Omit the images, then output each of the records below exactly.

• **DATA FOR THIS EXERCISE**:
▼▼▼

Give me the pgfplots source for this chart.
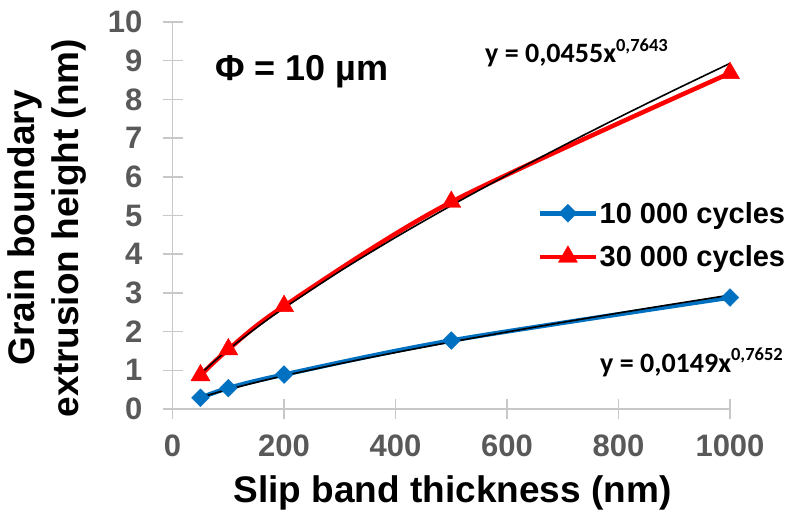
\documentclass[border=0pt]{standalone}
\usepackage{fontspec}
\setmainfont{Liberation Sans}
\newfontfamily\eqfont{Carlito}
\usepackage{pgfplots}
\pgfplotsset{compat=1.18}
\definecolor{blueS}{HTML}{0070C0}
\definecolor{redS}{HTML}{FF0000}
\definecolor{tickgray}{HTML}{595959}
\definecolor{axgray}{HTML}{C8C8C8}
\begin{document}
\begin{tikzpicture}
\useasboundingbox (-172.6pt,-106pt) rectangle (621.4pt,409pt);
\begin{axis}[
 at={(0pt,0pt)}, anchor=south west,
 scale only axis, width=557.4pt, height=387pt,
 xmin=0, xmax=1000, ymin=0, ymax=10,
 axis x line*=bottom, axis y line*=left,
 axis line style={axgray, line width=1.5pt},
 xtick={0,200,...,1000}, ytick={0,1,...,10},
 tick align=center, major tick length=20pt,
 tick style={axgray, line width=1.5pt},
 ticklabel style={font=\fontsize{31}{37}\selectfont\bfseries, text=tickgray, inner sep=0pt},
 /pgf/number format/assume math mode=true,
 /pgf/number format/1000 sep={},
 xticklabel style={anchor=north, yshift=-16pt},
 yticklabel style={anchor=east, xshift=-20pt},
 clip=false,
 legend style={at={(rel axis cs:0.6555,0.4496)}, anchor=west, draw=none, fill=none, inner sep=0pt,
   font=\fontsize{29}{35}\selectfont\bfseries, row sep=17pt, nodes={inner sep=2pt}},
 legend image code/.code={\draw[mark repeat=2, mark phase=2] plot coordinates {(0pt,0pt) (27.5pt,0pt) (55pt,0pt)};},
]
\addplot[blueS, line width=4.5pt, smooth, mark=square*, mark size=6.3pt, mark options={rotate=45, solid, line width=0.4pt}]
 coordinates {(50,0.29)(100,0.54)(200,0.89)(500,1.77)(1000,2.88)};
\addlegendentry{10 000 cycles}
\addplot[redS, line width=4.5pt, smooth, mark=triangle*, mark size=11pt, mark options={solid, line width=0.4pt}]
 coordinates {(50,0.87)(100,1.54)(200,2.66)(500,5.35)(1000,8.68)};
\addlegendentry{30 000 cycles}
% power trend lines (values of the fitted curves at these thicknesses)
\addplot[black, line width=1.6pt, smooth, forget plot] coordinates {
 (50,0.2973)(75,0.4055)(100,0.5053)(150,0.6892)(200,0.8589)(300,1.1713)(400,1.4598)
 (500,1.7315)(600,1.9908)(700,2.2401)(800,2.481)(900,2.7149)(1000,2.943)};
\addplot[black, line width=1.6pt, smooth, forget plot] coordinates {
 (50,0.9048)(75,1.2334)(100,1.5368)(150,2.0951)(200,2.6103)(300,3.5586)(400,4.434)
 (500,5.258)(600,6.044)(700,6.800)(800,7.531)(900,8.240)(1000,8.931)};
\end{axis}
\node[anchor=base west, inner sep=0pt, font=\fontsize{36}{42}\selectfont\bfseries] at (42.4pt,329pt) {Φ = 10 µm};
\node[anchor=base west, inner sep=0pt, font=\eqfont\fontsize{28}{34}\selectfont\bfseries] at (312.4pt,346pt) {y = 0,0455x\raisebox{0.42em}{\fontsize{18.5}{22}\selectfont 0,7643}};
\node[anchor=base west, inner sep=0pt, font=\eqfont\fontsize{28}{34}\selectfont\bfseries] at (427.4pt,37pt) {y = 0,0149x\raisebox{0.42em}{\fontsize{18.5}{22}\selectfont 0,7652}};
\node[rotate=90, align=center, inner sep=0pt, font=\fontsize{37}{44}\selectfont\bfseries] at (-125.6pt,181pt) {Grain boundary\\extrusion height (nm)};
\node[inner sep=0pt, font=\fontsize{37}{44}\selectfont\bfseries] at (279.9pt,-84pt) {Slip band thickness (nm)};
\end{tikzpicture}
\end{document}
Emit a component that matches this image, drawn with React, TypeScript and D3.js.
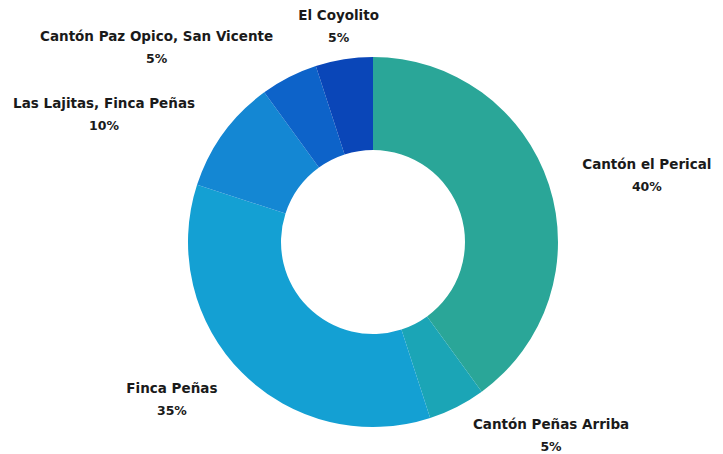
import { useEffect, useRef } from 'react'
import * as d3 from 'd3'

const categories = [
  'Cantón el Perical',
  'Cantón Peñas Arriba',
  'Finca Peñas',
  'Las Lajitas, Finca Peñas',
  'Cantón Paz Opico, San Vicente',
  'El Coyolito',
]
const values = [40, 5, 35, 10, 5, 5]
const colors = ['#2aa698', '#1ba5b6', '#14a0d3', '#1487d3', '#0d63c9', '#0a46b8']

export default function App() {
  const svgRef = useRef<SVGSVGElement>(null)

  useEffect(() => {
    if (!svgRef.current) return
    const width = 723
    const height = 454
    const cx = 373
    const cy = 242
    const outer = 185
    const inner = 92
    const labelR = 220

    const svg = d3.select(svgRef.current)
    svg.selectAll('*').remove()
    svg.attr('width', width).attr('height', height)

    const data = categories.map((c, i) => ({ name: c, value: values[i], color: colors[i] }))
    const pie = d3.pie<typeof data[0]>().value(d => d.value).sort(null)
    const arcs = pie(data)

    const arc = d3.arc<d3.PieArcDatum<typeof data[0]>>().innerRadius(inner).outerRadius(outer)
    const labelArc = d3.arc<d3.PieArcDatum<typeof data[0]>>().innerRadius(labelR).outerRadius(labelR)

    const g = svg.append('g').attr('transform', `translate(${cx},${cy})`)

    g.selectAll('path')
      .data(arcs)
      .join('path')
      .attr('d', arc)
      .attr('fill', d => d.data.color)

    const total = d3.sum(values)
    arcs.forEach(d => {
      const [lx, ly] = labelArc.centroid(d)
      const mid = (d.startAngle + d.endAngle) / 2
      const s = Math.sin(mid)
      // keep the last line inside the picture
      const y2 = Math.min(ly + 17, height - cy - 3)
      const t = g.append('g')
        .attr('font-family', '"DejaVu Sans", sans-serif')
        .attr('font-weight', 'bold')
        .attr('font-size', 13.5)
        .attr('fill', '#1a1a1a')
      const l1 = t.append('text').text(d.data.name).attr('y', y2 - 22)
      const l2 = t.append('text')
        .text(Math.round((d.data.value / total) * 100) + '%')
        .attr('y', y2)
        .attr('font-size', 12.5)
        .attr('text-anchor', 'middle')
      const w = (l1.node() as SVGTextElement).getComputedTextLength()
      let left = lx - w / 2
      if (Math.abs(s) > 0.3) left = s > 0 ? lx : lx - w
      l1.attr('x', left)
      l2.attr('x', left + w / 2)
    })
  }, [])

  return (
    <div>
      <svg ref={svgRef} style={{ position: 'absolute', left: 0, top: 0, background: '#fff' }} />
    </div>
  )
}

▲▲▲

• **RESULT FOR THIS EXERCISE**:
Give me the pgfplots source for this chart.
\documentclass[border=0pt]{standalone}
\usepackage{fontspec}
\setmainfont{Liberation Sans}
\newfontfamily\eqfont{Carlito}
\usepackage{pgfplots}
\pgfplotsset{compat=1.18}
\definecolor{blueS}{HTML}{0070C0}
\definecolor{redS}{HTML}{FF0000}
\definecolor{tickgray}{HTML}{595959}
\definecolor{axgray}{HTML}{C8C8C8}
\begin{document}
\begin{tikzpicture}
\useasboundingbox (-172.6pt,-106pt) rectangle (621.4pt,409pt);
\begin{axis}[
 at={(0pt,0pt)}, anchor=south west,
 scale only axis, width=557.4pt, height=387pt,
 xmin=0, xmax=1000, ymin=0, ymax=10,
 axis x line*=bottom, axis y line*=left,
 axis line style={axgray, line width=1.5pt},
 xtick={0,200,...,1000}, ytick={0,1,...,10},
 tick align=center, major tick length=20pt,
 tick style={axgray, line width=1.5pt},
 ticklabel style={font=\fontsize{31}{37}\selectfont\bfseries, text=tickgray, inner sep=0pt},
 /pgf/number format/assume math mode=true,
 /pgf/number format/1000 sep={},
 xticklabel style={anchor=north, yshift=-16pt},
 yticklabel style={anchor=east, xshift=-20pt},
 clip=false,
 legend style={at={(rel axis cs:0.6555,0.4496)}, anchor=west, draw=none, fill=none, inner sep=0pt,
   font=\fontsize{29}{35}\selectfont\bfseries, row sep=17pt, nodes={inner sep=2pt}},
 legend image code/.code={\draw[mark repeat=2, mark phase=2] plot coordinates {(0pt,0pt) (27.5pt,0pt) (55pt,0pt)};},
]
\addplot[blueS, line width=4.5pt, smooth, mark=square*, mark size=6.3pt, mark options={rotate=45, solid, line width=0.4pt}]
 coordinates {(50,0.29)(100,0.54)(200,0.89)(500,1.77)(1000,2.88)};
\addlegendentry{10 000 cycles}
\addplot[redS, line width=4.5pt, smooth, mark=triangle*, mark size=11pt, mark options={solid, line width=0.4pt}]
 coordinates {(50,0.87)(100,1.54)(200,2.66)(500,5.35)(1000,8.68)};
\addlegendentry{30 000 cycles}
% power trend lines (values of the fitted curves at these thicknesses)
\addplot[black, line width=1.6pt, smooth, forget plot] coordinates {
 (50,0.2973)(75,0.4055)(100,0.5053)(150,0.6892)(200,0.8589)(300,1.1713)(400,1.4598)
 (500,1.7315)(600,1.9908)(700,2.2401)(800,2.481)(900,2.7149)(1000,2.943)};
\addplot[black, line width=1.6pt, smooth, forget plot] coordinates {
 (50,0.9048)(75,1.2334)(100,1.5368)(150,2.0951)(200,2.6103)(300,3.5586)(400,4.434)
 (500,5.258)(600,6.044)(700,6.800)(800,7.531)(900,8.240)(1000,8.931)};
\end{axis}
\node[anchor=base west, inner sep=0pt, font=\fontsize{36}{42}\selectfont\bfseries] at (42.4pt,329pt) {Φ = 10 µm};
\node[anchor=base west, inner sep=0pt, font=\eqfont\fontsize{28}{34}\selectfont\bfseries] at (312.4pt,346pt) {y = 0,0455x\raisebox{0.42em}{\fontsize{18.5}{22}\selectfont 0,7643}};
\node[anchor=base west, inner sep=0pt, font=\eqfont\fontsize{28}{34}\selectfont\bfseries] at (427.4pt,37pt) {y = 0,0149x\raisebox{0.42em}{\fontsize{18.5}{22}\selectfont 0,7652}};
\node[rotate=90, align=center, inner sep=0pt, font=\fontsize{37}{44}\selectfont\bfseries] at (-125.6pt,181pt) {Grain boundary\\extrusion height (nm)};
\node[inner sep=0pt, font=\fontsize{37}{44}\selectfont\bfseries] at (279.9pt,-84pt) {Slip band thickness (nm)};
\end{tikzpicture}
\end{document}
Emit a component that matches this image, drawn with React, TypeScript and D3.js.
import { useEffect, useRef } from 'react'
import * as d3 from 'd3'

const categories = [
  'Cantón el Perical',
  'Cantón Peñas Arriba',
  'Finca Peñas',
  'Las Lajitas, Finca Peñas',
  'Cantón Paz Opico, San Vicente',
  'El Coyolito',
]
const values = [40, 5, 35, 10, 5, 5]
const colors = ['#2aa698', '#1ba5b6', '#14a0d3', '#1487d3', '#0d63c9', '#0a46b8']

export default function App() {
  const svgRef = useRef<SVGSVGElement>(null)

  useEffect(() => {
    if (!svgRef.current) return
    const width = 723
    const height = 454
    const cx = 373
    const cy = 242
    const outer = 185
    const inner = 92
    const labelR = 220

    const svg = d3.select(svgRef.current)
    svg.selectAll('*').remove()
    svg.attr('width', width).attr('height', height)

    const data = categories.map((c, i) => ({ name: c, value: values[i], color: colors[i] }))
    const pie = d3.pie<typeof data[0]>().value(d => d.value).sort(null)
    const arcs = pie(data)

    const arc = d3.arc<d3.PieArcDatum<typeof data[0]>>().innerRadius(inner).outerRadius(outer)
    const labelArc = d3.arc<d3.PieArcDatum<typeof data[0]>>().innerRadius(labelR).outerRadius(labelR)

    const g = svg.append('g').attr('transform', `translate(${cx},${cy})`)

    g.selectAll('path')
      .data(arcs)
      .join('path')
      .attr('d', arc)
      .attr('fill', d => d.data.color)

    const total = d3.sum(values)
    arcs.forEach(d => {
      const [lx, ly] = labelArc.centroid(d)
      const mid = (d.startAngle + d.endAngle) / 2
      const s = Math.sin(mid)
      // keep the last line inside the picture
      const y2 = Math.min(ly + 17, height - cy - 3)
      const t = g.append('g')
        .attr('font-family', '"DejaVu Sans", sans-serif')
        .attr('font-weight', 'bold')
        .attr('font-size', 13.5)
        .attr('fill', '#1a1a1a')
      const l1 = t.append('text').text(d.data.name).attr('y', y2 - 22)
      const l2 = t.append('text')
        .text(Math.round((d.data.value / total) * 100) + '%')
        .attr('y', y2)
        .attr('font-size', 12.5)
        .attr('text-anchor', 'middle')
      const w = (l1.node() as SVGTextElement).getComputedTextLength()
      let left = lx - w / 2
      if (Math.abs(s) > 0.3) left = s > 0 ? lx : lx - w
      l1.attr('x', left)
      l2.attr('x', left + w / 2)
    })
  }, [])

  return (
    <div>
      <svg ref={svgRef} style={{ position: 'absolute', left: 0, top: 0, background: '#fff' }} />
    </div>
  )
}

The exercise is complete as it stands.